Begin Record excerpts
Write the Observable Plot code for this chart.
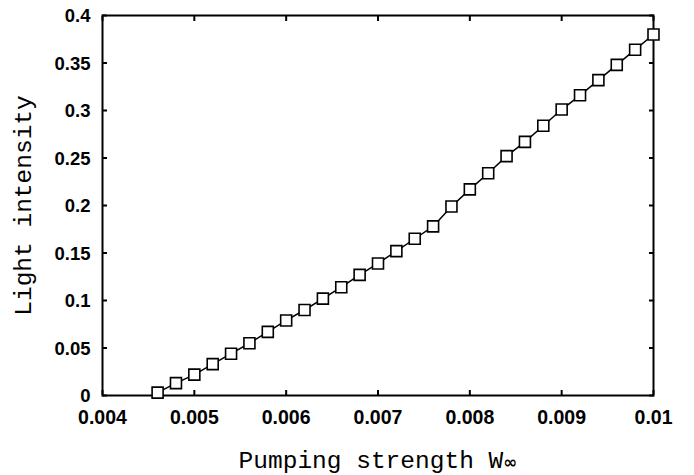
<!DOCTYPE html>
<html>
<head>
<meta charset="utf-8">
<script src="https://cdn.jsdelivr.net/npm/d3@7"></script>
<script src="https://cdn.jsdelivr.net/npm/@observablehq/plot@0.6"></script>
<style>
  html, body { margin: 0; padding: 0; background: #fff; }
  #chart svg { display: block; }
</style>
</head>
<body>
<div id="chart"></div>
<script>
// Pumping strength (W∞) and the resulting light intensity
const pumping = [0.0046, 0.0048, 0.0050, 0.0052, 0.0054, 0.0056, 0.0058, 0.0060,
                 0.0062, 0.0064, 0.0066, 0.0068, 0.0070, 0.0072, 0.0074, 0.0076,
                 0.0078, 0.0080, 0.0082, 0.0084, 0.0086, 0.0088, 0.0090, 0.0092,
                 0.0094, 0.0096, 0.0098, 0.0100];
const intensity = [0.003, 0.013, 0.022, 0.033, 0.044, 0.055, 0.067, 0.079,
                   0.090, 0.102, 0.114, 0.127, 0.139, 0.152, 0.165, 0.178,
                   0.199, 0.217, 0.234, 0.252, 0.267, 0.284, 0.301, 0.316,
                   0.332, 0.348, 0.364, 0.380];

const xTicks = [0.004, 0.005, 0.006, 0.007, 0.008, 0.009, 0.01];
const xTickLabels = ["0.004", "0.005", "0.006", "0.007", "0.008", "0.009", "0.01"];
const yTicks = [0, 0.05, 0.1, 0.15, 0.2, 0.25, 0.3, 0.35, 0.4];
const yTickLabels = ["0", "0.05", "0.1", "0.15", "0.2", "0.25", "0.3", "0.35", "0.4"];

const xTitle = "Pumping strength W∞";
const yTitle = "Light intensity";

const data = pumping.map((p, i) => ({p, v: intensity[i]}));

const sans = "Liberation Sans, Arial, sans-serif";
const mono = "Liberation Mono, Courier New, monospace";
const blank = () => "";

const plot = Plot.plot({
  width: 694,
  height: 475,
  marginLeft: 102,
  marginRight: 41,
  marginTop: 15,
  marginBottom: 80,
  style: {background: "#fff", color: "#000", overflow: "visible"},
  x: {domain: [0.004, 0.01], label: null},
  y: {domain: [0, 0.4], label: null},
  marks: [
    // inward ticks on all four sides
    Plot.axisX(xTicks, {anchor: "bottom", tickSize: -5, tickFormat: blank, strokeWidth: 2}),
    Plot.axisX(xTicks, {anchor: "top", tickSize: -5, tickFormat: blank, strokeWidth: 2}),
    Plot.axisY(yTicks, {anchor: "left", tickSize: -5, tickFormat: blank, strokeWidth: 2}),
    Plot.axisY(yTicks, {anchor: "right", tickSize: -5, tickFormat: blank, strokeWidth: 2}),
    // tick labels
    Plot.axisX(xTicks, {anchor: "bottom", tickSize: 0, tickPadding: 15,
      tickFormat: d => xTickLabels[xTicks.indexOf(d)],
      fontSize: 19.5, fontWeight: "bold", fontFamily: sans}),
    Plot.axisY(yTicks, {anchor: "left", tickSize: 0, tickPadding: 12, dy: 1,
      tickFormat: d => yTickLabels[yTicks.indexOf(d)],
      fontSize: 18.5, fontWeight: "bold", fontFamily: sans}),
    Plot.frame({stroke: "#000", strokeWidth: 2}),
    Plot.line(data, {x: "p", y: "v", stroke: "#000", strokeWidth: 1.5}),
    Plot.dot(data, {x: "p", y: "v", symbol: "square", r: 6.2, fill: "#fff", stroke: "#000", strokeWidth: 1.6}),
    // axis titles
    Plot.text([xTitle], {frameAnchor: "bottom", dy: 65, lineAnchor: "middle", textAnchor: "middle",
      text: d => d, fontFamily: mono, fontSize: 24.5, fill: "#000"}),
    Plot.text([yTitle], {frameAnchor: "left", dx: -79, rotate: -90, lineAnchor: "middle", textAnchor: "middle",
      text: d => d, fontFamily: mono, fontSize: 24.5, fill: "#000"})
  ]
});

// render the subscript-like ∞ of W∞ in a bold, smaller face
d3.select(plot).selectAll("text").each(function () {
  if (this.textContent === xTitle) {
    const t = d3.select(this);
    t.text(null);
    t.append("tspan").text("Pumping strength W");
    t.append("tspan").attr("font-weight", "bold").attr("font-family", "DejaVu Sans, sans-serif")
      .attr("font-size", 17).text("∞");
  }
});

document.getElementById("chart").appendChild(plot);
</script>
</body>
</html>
End Record excerpts
Begin Record excerpts
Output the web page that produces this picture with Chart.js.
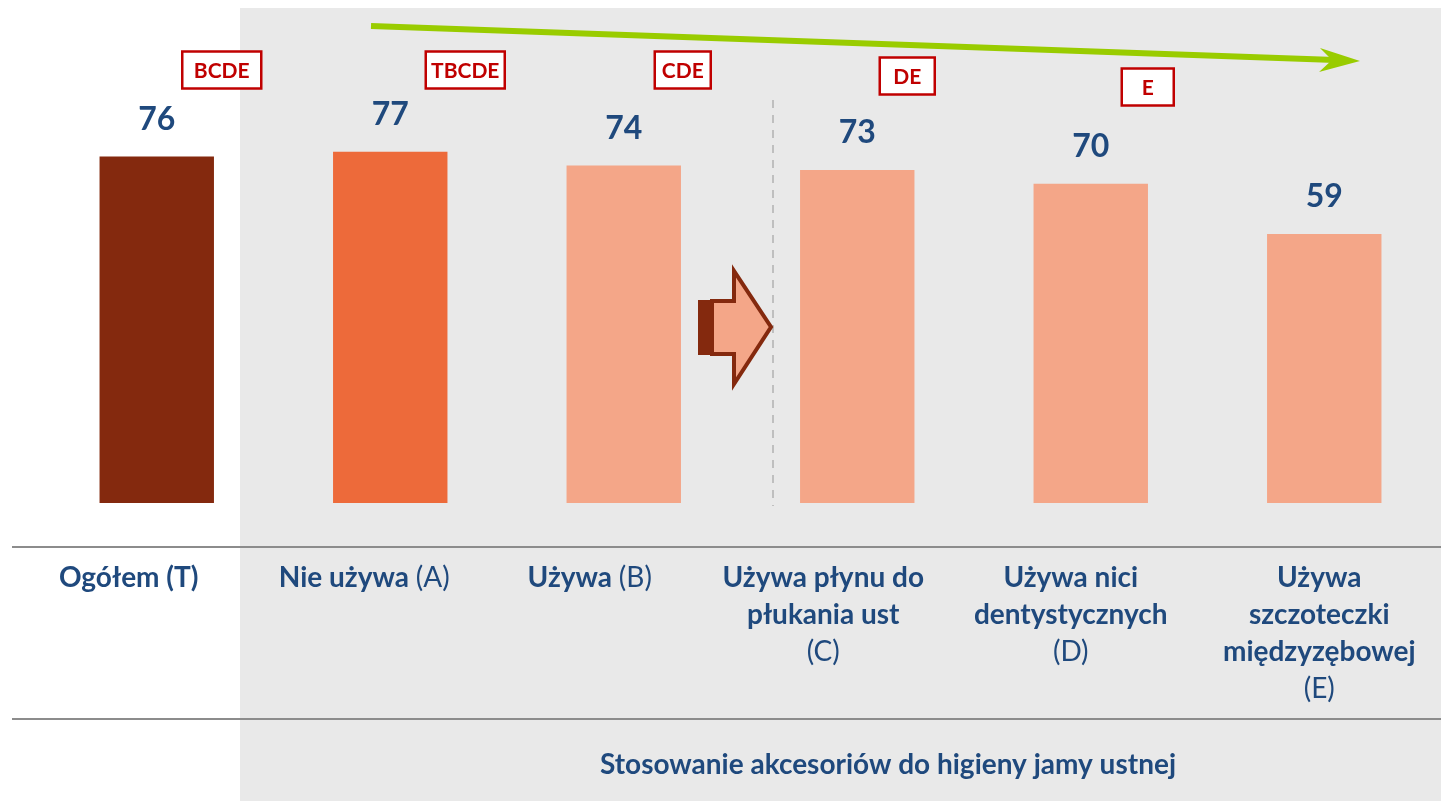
End Record excerpts
Task goal: Find the word "this" in the entries above and gather every line that holds it.

Solution:
Write the Observable Plot code for this chart.
  if (this.textContent === xTitle) {
    const t = d3.select(this);
Output the web page that produces this picture with Chart.js.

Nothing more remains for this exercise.